Exercise instructions:
Every line of the material is to be repeated exactly as it stands.

Data section:

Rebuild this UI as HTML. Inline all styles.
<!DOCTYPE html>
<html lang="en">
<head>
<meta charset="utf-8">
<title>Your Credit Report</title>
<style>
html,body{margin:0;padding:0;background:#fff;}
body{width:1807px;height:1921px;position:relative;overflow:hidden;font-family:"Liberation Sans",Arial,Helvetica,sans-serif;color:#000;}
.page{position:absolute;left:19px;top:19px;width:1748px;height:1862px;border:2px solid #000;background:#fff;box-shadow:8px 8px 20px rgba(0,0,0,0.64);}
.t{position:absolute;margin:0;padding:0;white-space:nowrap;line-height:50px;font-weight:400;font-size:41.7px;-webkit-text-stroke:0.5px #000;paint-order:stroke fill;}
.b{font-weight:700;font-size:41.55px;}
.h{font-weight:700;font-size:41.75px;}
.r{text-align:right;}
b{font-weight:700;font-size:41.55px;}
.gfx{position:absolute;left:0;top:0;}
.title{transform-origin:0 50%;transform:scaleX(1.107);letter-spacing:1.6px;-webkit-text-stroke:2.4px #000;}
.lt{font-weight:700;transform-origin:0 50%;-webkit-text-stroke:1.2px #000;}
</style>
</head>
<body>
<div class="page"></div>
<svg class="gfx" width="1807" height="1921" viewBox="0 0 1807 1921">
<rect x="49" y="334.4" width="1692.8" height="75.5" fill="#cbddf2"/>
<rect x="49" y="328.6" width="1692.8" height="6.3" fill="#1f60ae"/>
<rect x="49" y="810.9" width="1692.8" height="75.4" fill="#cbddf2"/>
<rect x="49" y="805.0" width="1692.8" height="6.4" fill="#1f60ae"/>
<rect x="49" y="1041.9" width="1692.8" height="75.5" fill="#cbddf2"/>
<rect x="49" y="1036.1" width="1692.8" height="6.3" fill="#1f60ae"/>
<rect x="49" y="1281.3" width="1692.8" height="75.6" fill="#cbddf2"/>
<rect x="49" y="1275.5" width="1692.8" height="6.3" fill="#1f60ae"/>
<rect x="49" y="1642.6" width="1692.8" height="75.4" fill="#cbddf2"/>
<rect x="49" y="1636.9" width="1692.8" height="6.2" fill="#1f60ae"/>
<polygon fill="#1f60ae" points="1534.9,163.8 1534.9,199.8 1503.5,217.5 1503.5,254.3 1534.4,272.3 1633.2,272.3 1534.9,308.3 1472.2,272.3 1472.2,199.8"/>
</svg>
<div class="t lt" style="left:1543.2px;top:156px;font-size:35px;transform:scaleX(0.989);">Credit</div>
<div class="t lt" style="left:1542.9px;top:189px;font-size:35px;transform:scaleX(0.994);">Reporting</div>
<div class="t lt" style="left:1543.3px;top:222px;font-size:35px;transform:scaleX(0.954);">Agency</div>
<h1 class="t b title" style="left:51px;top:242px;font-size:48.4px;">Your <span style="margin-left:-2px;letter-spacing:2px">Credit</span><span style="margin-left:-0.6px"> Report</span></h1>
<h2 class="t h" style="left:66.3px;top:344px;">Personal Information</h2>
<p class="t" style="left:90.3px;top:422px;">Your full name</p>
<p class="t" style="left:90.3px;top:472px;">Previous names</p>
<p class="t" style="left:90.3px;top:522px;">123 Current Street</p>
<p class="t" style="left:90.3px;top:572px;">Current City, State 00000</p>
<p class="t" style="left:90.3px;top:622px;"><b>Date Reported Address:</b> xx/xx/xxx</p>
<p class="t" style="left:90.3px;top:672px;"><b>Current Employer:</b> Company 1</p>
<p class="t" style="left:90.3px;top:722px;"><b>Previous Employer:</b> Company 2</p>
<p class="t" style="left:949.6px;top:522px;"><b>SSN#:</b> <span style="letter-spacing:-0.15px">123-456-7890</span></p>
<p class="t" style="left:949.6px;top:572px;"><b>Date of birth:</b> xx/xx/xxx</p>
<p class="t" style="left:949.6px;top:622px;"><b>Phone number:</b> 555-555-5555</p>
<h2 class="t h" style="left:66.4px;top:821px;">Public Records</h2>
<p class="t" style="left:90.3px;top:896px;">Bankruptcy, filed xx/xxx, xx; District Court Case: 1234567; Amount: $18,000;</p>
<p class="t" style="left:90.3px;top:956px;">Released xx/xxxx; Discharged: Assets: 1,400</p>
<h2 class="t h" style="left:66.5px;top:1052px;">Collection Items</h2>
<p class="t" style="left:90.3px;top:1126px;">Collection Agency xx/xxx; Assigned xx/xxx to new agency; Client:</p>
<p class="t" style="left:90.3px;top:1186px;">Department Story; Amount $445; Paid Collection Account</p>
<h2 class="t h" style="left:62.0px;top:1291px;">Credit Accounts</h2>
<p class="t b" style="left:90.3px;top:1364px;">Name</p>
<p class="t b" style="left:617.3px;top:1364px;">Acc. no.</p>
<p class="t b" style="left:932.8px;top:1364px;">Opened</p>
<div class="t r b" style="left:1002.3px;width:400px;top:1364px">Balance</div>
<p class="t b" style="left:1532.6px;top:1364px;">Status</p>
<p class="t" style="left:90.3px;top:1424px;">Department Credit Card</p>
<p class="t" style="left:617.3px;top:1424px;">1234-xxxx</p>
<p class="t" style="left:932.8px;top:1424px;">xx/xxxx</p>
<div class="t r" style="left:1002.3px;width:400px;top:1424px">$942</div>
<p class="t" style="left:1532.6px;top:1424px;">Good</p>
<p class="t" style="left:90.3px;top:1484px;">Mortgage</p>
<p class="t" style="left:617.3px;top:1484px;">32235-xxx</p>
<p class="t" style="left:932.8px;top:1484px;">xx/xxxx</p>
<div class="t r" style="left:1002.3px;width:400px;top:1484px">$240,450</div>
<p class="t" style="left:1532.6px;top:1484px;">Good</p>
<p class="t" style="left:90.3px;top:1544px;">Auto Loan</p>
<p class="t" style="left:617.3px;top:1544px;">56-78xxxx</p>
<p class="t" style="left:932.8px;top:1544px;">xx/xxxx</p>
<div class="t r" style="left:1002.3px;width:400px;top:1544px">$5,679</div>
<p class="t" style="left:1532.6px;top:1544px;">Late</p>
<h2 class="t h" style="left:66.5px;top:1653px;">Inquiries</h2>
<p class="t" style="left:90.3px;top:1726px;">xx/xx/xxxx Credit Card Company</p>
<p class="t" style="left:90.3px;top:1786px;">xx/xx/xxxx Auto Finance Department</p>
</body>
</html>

Result of the exercise:
Rebuild this UI as HTML. Inline all styles.
<!DOCTYPE html>
<html lang="en">
<head>
<meta charset="utf-8">
<title>Your Credit Report</title>
<style>
html,body{margin:0;padding:0;background:#fff;}
body{width:1807px;height:1921px;position:relative;overflow:hidden;font-family:"Liberation Sans",Arial,Helvetica,sans-serif;color:#000;}
.page{position:absolute;left:19px;top:19px;width:1748px;height:1862px;border:2px solid #000;background:#fff;box-shadow:8px 8px 20px rgba(0,0,0,0.64);}
.t{position:absolute;margin:0;padding:0;white-space:nowrap;line-height:50px;font-weight:400;font-size:41.7px;-webkit-text-stroke:0.5px #000;paint-order:stroke fill;}
.b{font-weight:700;font-size:41.55px;}
.h{font-weight:700;font-size:41.75px;}
.r{text-align:right;}
b{font-weight:700;font-size:41.55px;}
.gfx{position:absolute;left:0;top:0;}
.title{transform-origin:0 50%;transform:scaleX(1.107);letter-spacing:1.6px;-webkit-text-stroke:2.4px #000;}
.lt{font-weight:700;transform-origin:0 50%;-webkit-text-stroke:1.2px #000;}
</style>
</head>
<body>
<div class="page"></div>
<svg class="gfx" width="1807" height="1921" viewBox="0 0 1807 1921">
<rect x="49" y="334.4" width="1692.8" height="75.5" fill="#cbddf2"/>
<rect x="49" y="328.6" width="1692.8" height="6.3" fill="#1f60ae"/>
<rect x="49" y="810.9" width="1692.8" height="75.4" fill="#cbddf2"/>
<rect x="49" y="805.0" width="1692.8" height="6.4" fill="#1f60ae"/>
<rect x="49" y="1041.9" width="1692.8" height="75.5" fill="#cbddf2"/>
<rect x="49" y="1036.1" width="1692.8" height="6.3" fill="#1f60ae"/>
<rect x="49" y="1281.3" width="1692.8" height="75.6" fill="#cbddf2"/>
<rect x="49" y="1275.5" width="1692.8" height="6.3" fill="#1f60ae"/>
<rect x="49" y="1642.6" width="1692.8" height="75.4" fill="#cbddf2"/>
<rect x="49" y="1636.9" width="1692.8" height="6.2" fill="#1f60ae"/>
<polygon fill="#1f60ae" points="1534.9,163.8 1534.9,199.8 1503.5,217.5 1503.5,254.3 1534.4,272.3 1633.2,272.3 1534.9,308.3 1472.2,272.3 1472.2,199.8"/>
</svg>
<div class="t lt" style="left:1543.2px;top:156px;font-size:35px;transform:scaleX(0.989);">Credit</div>
<div class="t lt" style="left:1542.9px;top:189px;font-size:35px;transform:scaleX(0.994);">Reporting</div>
<div class="t lt" style="left:1543.3px;top:222px;font-size:35px;transform:scaleX(0.954);">Agency</div>
<h1 class="t b title" style="left:51px;top:242px;font-size:48.4px;">Your <span style="margin-left:-2px;letter-spacing:2px">Credit</span><span style="margin-left:-0.6px"> Report</span></h1>
<h2 class="t h" style="left:66.3px;top:344px;">Personal Information</h2>
<p class="t" style="left:90.3px;top:422px;">Your full name</p>
<p class="t" style="left:90.3px;top:472px;">Previous names</p>
<p class="t" style="left:90.3px;top:522px;">123 Current Street</p>
<p class="t" style="left:90.3px;top:572px;">Current City, State 00000</p>
<p class="t" style="left:90.3px;top:622px;"><b>Date Reported Address:</b> xx/xx/xxx</p>
<p class="t" style="left:90.3px;top:672px;"><b>Current Employer:</b> Company 1</p>
<p class="t" style="left:90.3px;top:722px;"><b>Previous Employer:</b> Company 2</p>
<p class="t" style="left:949.6px;top:522px;"><b>SSN#:</b> <span style="letter-spacing:-0.15px">123-456-7890</span></p>
<p class="t" style="left:949.6px;top:572px;"><b>Date of birth:</b> xx/xx/xxx</p>
<p class="t" style="left:949.6px;top:622px;"><b>Phone number:</b> 555-555-5555</p>
<h2 class="t h" style="left:66.4px;top:821px;">Public Records</h2>
<p class="t" style="left:90.3px;top:896px;">Bankruptcy, filed xx/xxx, xx; District Court Case: 1234567; Amount: $18,000;</p>
<p class="t" style="left:90.3px;top:956px;">Released xx/xxxx; Discharged: Assets: 1,400</p>
<h2 class="t h" style="left:66.5px;top:1052px;">Collection Items</h2>
<p class="t" style="left:90.3px;top:1126px;">Collection Agency xx/xxx; Assigned xx/xxx to new agency; Client:</p>
<p class="t" style="left:90.3px;top:1186px;">Department Story; Amount $445; Paid Collection Account</p>
<h2 class="t h" style="left:62.0px;top:1291px;">Credit Accounts</h2>
<p class="t b" style="left:90.3px;top:1364px;">Name</p>
<p class="t b" style="left:617.3px;top:1364px;">Acc. no.</p>
<p class="t b" style="left:932.8px;top:1364px;">Opened</p>
<div class="t r b" style="left:1002.3px;width:400px;top:1364px">Balance</div>
<p class="t b" style="left:1532.6px;top:1364px;">Status</p>
<p class="t" style="left:90.3px;top:1424px;">Department Credit Card</p>
<p class="t" style="left:617.3px;top:1424px;">1234-xxxx</p>
<p class="t" style="left:932.8px;top:1424px;">xx/xxxx</p>
<div class="t r" style="left:1002.3px;width:400px;top:1424px">$942</div>
<p class="t" style="left:1532.6px;top:1424px;">Good</p>
<p class="t" style="left:90.3px;top:1484px;">Mortgage</p>
<p class="t" style="left:617.3px;top:1484px;">32235-xxx</p>
<p class="t" style="left:932.8px;top:1484px;">xx/xxxx</p>
<div class="t r" style="left:1002.3px;width:400px;top:1484px">$240,450</div>
<p class="t" style="left:1532.6px;top:1484px;">Good</p>
<p class="t" style="left:90.3px;top:1544px;">Auto Loan</p>
<p class="t" style="left:617.3px;top:1544px;">56-78xxxx</p>
<p class="t" style="left:932.8px;top:1544px;">xx/xxxx</p>
<div class="t r" style="left:1002.3px;width:400px;top:1544px">$5,679</div>
<p class="t" style="left:1532.6px;top:1544px;">Late</p>
<h2 class="t h" style="left:66.5px;top:1653px;">Inquiries</h2>
<p class="t" style="left:90.3px;top:1726px;">xx/xx/xxxx Credit Card Company</p>
<p class="t" style="left:90.3px;top:1786px;">xx/xx/xxxx Auto Finance Department</p>
</body>
</html>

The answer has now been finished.